For collectors, the appeal here is in the tension between elegance and propulsion. Officially, this is still an Arlo Parks record—meaning it remains grounded in intimate writing and emotional specificity—but it seems to be lit differently. The influence set is broader and more nocturnal: club music, UK garage, dancefloor release, breakbeats, and synth-driven experimentation.
That makes Ambiguous Desire feel like one of those third albums that matters because it captures an artist choosing expansion over preservation. For listeners who collect not just favorite records but turning points, that’s often where the real value lies. This isn’t just “more Arlo Parks.” It’s a document of what happens when a songwriter with a defined voice decides to test how much new air that voice can take in.

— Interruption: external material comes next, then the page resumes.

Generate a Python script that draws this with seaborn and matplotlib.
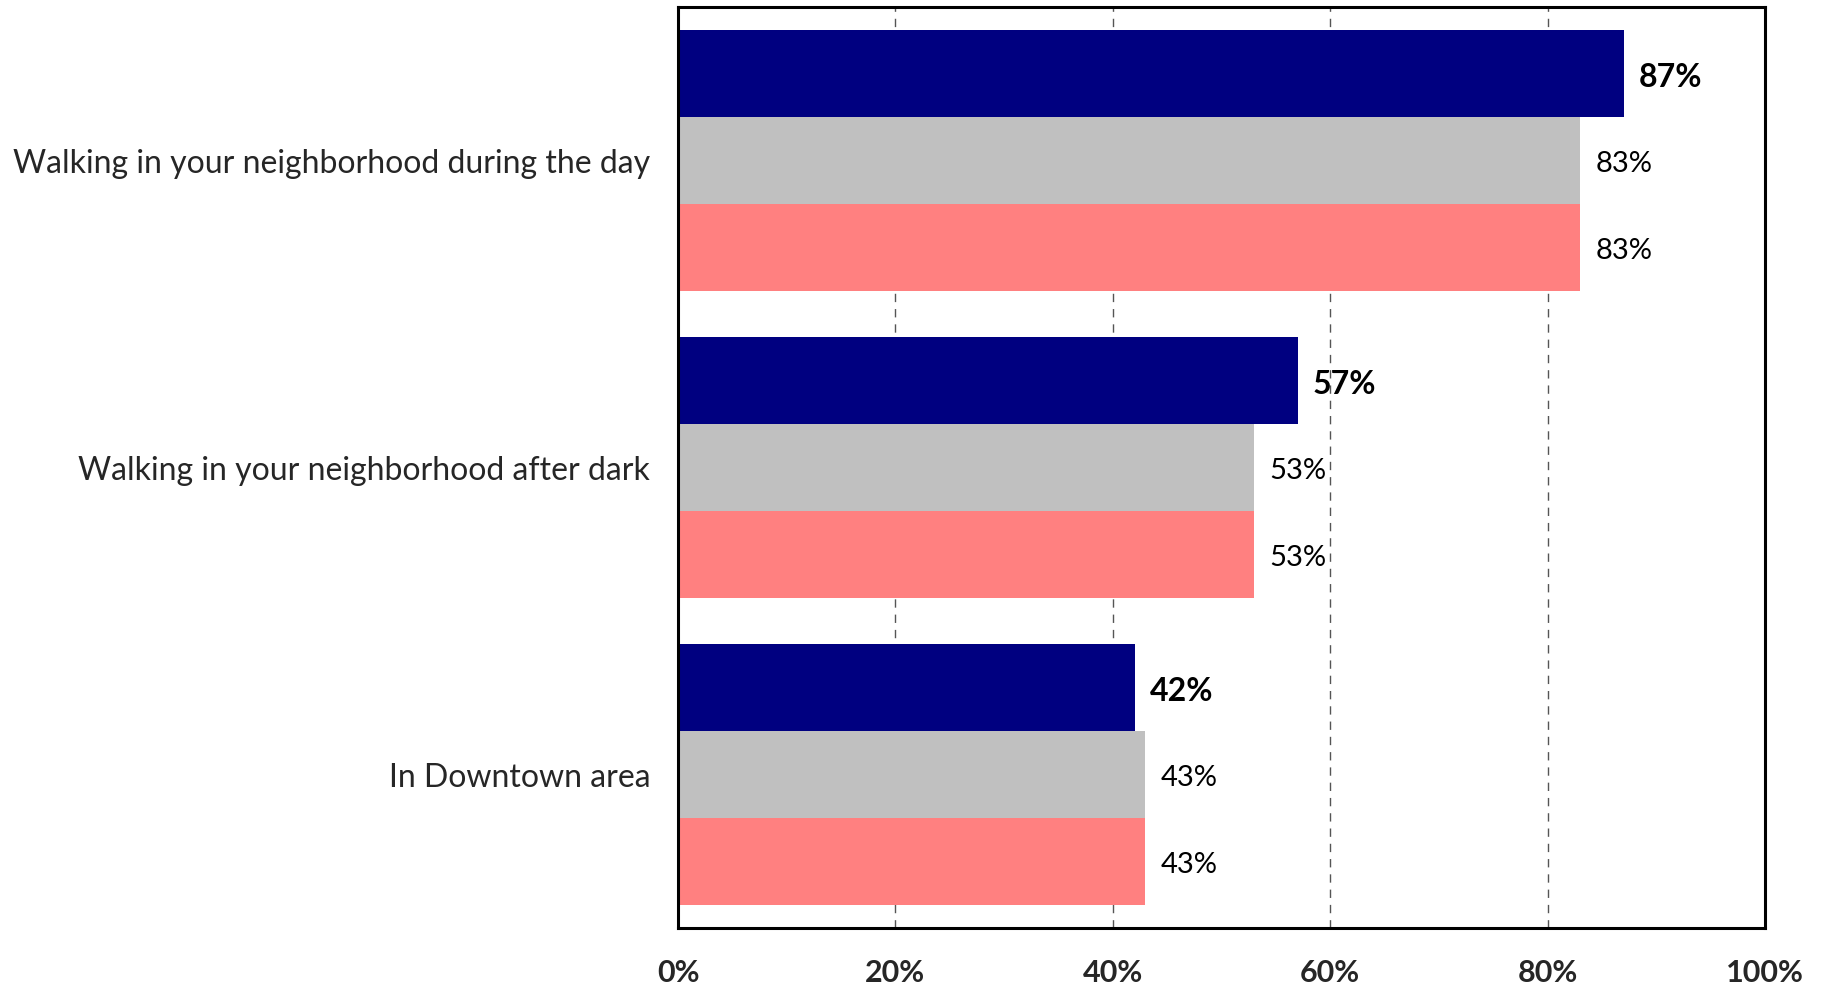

And like Aja Monet’s release, the physical formats matter here too. Bandcamp lists vinyl, cassette, and CD editions, including a limited marble blue pressing and black vinyl versions. For a record this tied to atmosphere and movement, format becomes part of the conversation.
Two Different Records, One Shared Instinct: Go Deeper
What links the color of rain and Ambiguous Desire isn’t genre. It’s courage.
Aja Monet appears to be doubling down on poetry as a living musical force, assembling a record that moves through jazz, soul, and political feeling without flattening any of it into category. Arlo Parks, on the other hand, seems to be stepping into the club without leaving behind the page—making a record animated by nightlife, desire, and rhythm while keeping lyricism intact.
For vinyl collectors, both releases look promising for the same reason: they suggest artists refusing to stay legible in the most marketable way possible. They’re leaning harder into their own language. One toward surrealist, communal, poetry-infused composition; the other toward dancefloor energy, sensuality, and self-renewal.
That’s the kind of shift worth paying attention to. Not because these records are competing with each other, but because they show two artists at moments of expansion. And if you collect records as snapshots of artistic risk—not just safe catalog pieces—both belong on your radar.